Неожиданно прозвучал суровый голос:
— Что ты щупаешь? Она мертвая. Кто это? Надо мной стояла… Параска.
Она показалась мне вестником беды. И я закричал:
— Нет! Нет! Она живая! Живая! Это тебе хочется видеть ее мертвой. Фашистка!
— Что ты визжишь, как баба? Если живая, то давай понесем в вокзал. Там врачи. А фашистку я тебе, молокосос, припомню. Я тебе покажу, какая я фашистка.
И чудо! От моего крика или от наших голосов Женя открыла глаза. Посмотрела бессмысленно. И тут же попыталась сесть. Я поддержал ее.
— Что с тобой, Женя? Что с тобой?
Минуту она как бы вспоминала, что же с ней. Потом ослабевшим, больным голосом начала объяснять, виновато оправдываясь, словно сделала что-то нехорошее.
— Сколько я видела смертей… на санках возила на кладбище… маму отвезла, сестру. Я будто ждала их с этим поездом… А тут — снова смерть, кровь… кровь. Мне стало плохо. Боялась упасть там, на людях… Подумали бы, что я с поезда, и понесли бы… Меня понесли… А это страшно, когда несут.
— Несчастные дети, — вздохнула Параска.
Глянул я на женщину и… увидел… глаза, полные слез. И стало стыдно за свое подозрение, за оскорбительное слово, только что брошенное в ее адрес. Прав был мудрый Колбенко, когда советовал не спешить с выводами. Стоило бы попросить прощения. Но на это — стыдно признаться — не хватило духу.
— Вам помочь? — спросила Параска.
— Помогите. — Это была и моя просьба о прощении, и мое примирение с ней.
— Я сама… Я сама. — Женя пыталась подняться, но ноги не слушались, она упиралась руками в песок, и он струился между пальцами, тек под ноги.
Параска подхватила Женю под мышки, легко и, показалось, грубо, как обмолоченный сноп.
— Не ломайся. Видела, как ты сама. Точно бог послал тебе эту кучу песка. А то могла бы головой о рельс. Чего ты боишься? Не на танцах сомлела. Не отвернутся кавалеры.

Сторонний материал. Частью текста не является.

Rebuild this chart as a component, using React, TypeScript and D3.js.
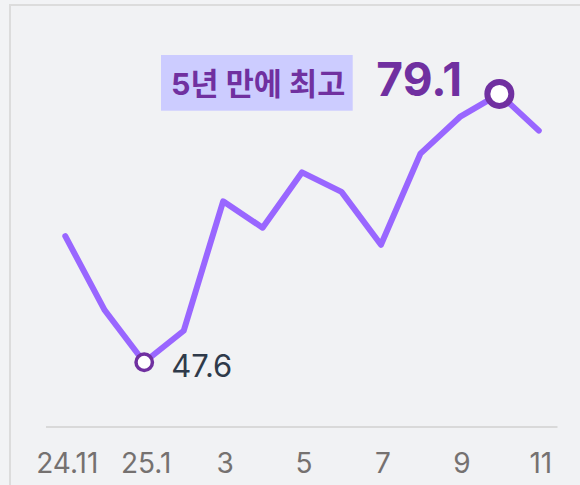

— Павел Иванович, не говорите никому. Я сжал ее руку: не скажу.
Но как показать ее Шаховскому и Колбенко? Поручив Женю женщине, которую только что оскорбил, а теперь был благодарен ей, я бросился вперед, чтобы отвлечь внимание офицеров от состояния Жени.
Шаховский сидел на той же скамье, забинтованный с головы до пояса, в наброшенном на плечи госпитальном халате. Колбенко лежал рядом. Спал или потерял сознание? Врачи исчезли. Они оказали первую помощь. Вообще людей в зале стало меньше. Две сестры поили раненых каким-то розовым напитком. И мне вдруг страшно захотелось пить. Нет, в первую очередь напоить Женю.
Шаховский деликатно упрекнул:
— Куда вы подевались?
— Искал Игнатьеву.
— Нашли? Где она? Жива?
Тут Параска, поддерживая под руку, подвела Женю, и обожженный капитан увидел мертвенно бледную девушку.